→ Exercise brief
Say how many lines of the listing below contain "matplotlib", giving the number and nothing else.

[Supplied data start]

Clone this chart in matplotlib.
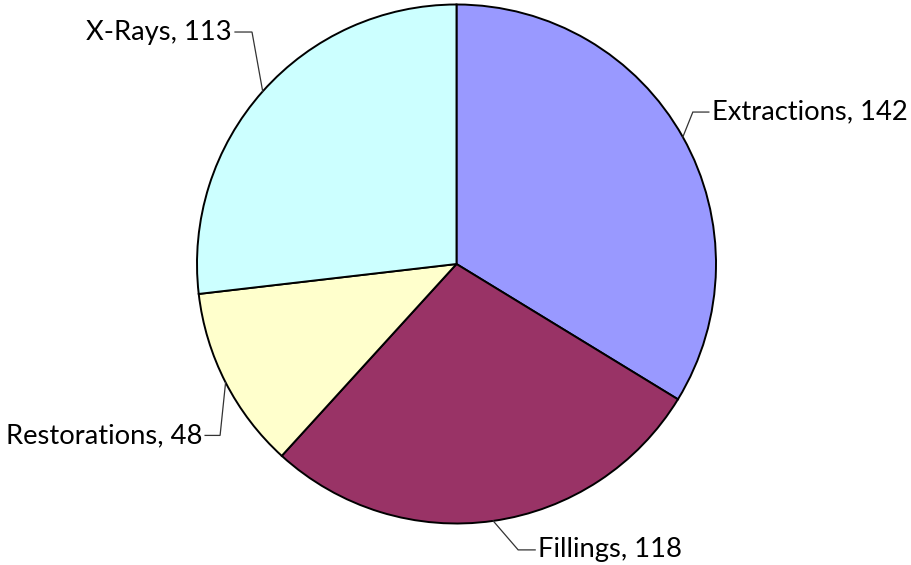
import numpy as np
import matplotlib
matplotlib.use("Agg")
import matplotlib.pyplot as plt

categories = ["Extractions", "Fillings", "Restorations", "X-Rays"]
values = [142, 118, 48, 113]
colors = ["#9999FF", "#993366", "#FFFFCC", "#CCFFFF"]

# leader layout: (elbow dx, elbow dy, end dx) in pixels relative to wedge edge midpoint (y up)
leaders = [(10, 25, 26), (25, -29, 42), (-5.5, -53, -20.5), (-10.7, 59.4, -27.7)]

W, H = 912, 565
R = 259.5
cx, cy = 456.5, 264.0

fig = plt.figure(figsize=(W / 100, H / 100), dpi=100)
ax = fig.add_axes([0, 0, 1, 1])

wedges, _ = ax.pie(values, colors=colors, startangle=90, counterclock=False, radius=1,
                   wedgeprops=dict(edgecolor="black", linewidth=1.4))
ax.set_xlim(-cx / R, (W - cx) / R)
ax.set_ylim(-(H - cy) / R, cy / R)
ax.set_aspect("auto")
ax.axis("off")

for w, cat, val, (ex, ey, tx) in zip(wedges, categories, values, leaders):
    ang = np.deg2rad((w.theta1 + w.theta2) / 2)
    x0, y0 = np.cos(ang), np.sin(ang)
    x1, y1 = x0 + ex / R, y0 + ey / R
    x2 = x0 + tx / R
    ax.plot([x0, x1, x2], [y0, y1, y1], color="#333333", lw=0.9, solid_joinstyle="miter")
    ha = "left" if tx > 0 else "right"
    xt = x2 + (3 / R if tx > 0 else -3 / R)
    ax.text(xt, y1, f"{cat}, {val}", ha=ha, va="center", fontsize=19.7,
            family=["Lato", "DejaVu Sans"], color="black")

fig.savefig("out.png", dpi=100)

[Supplied data end]

→ Expected answer
4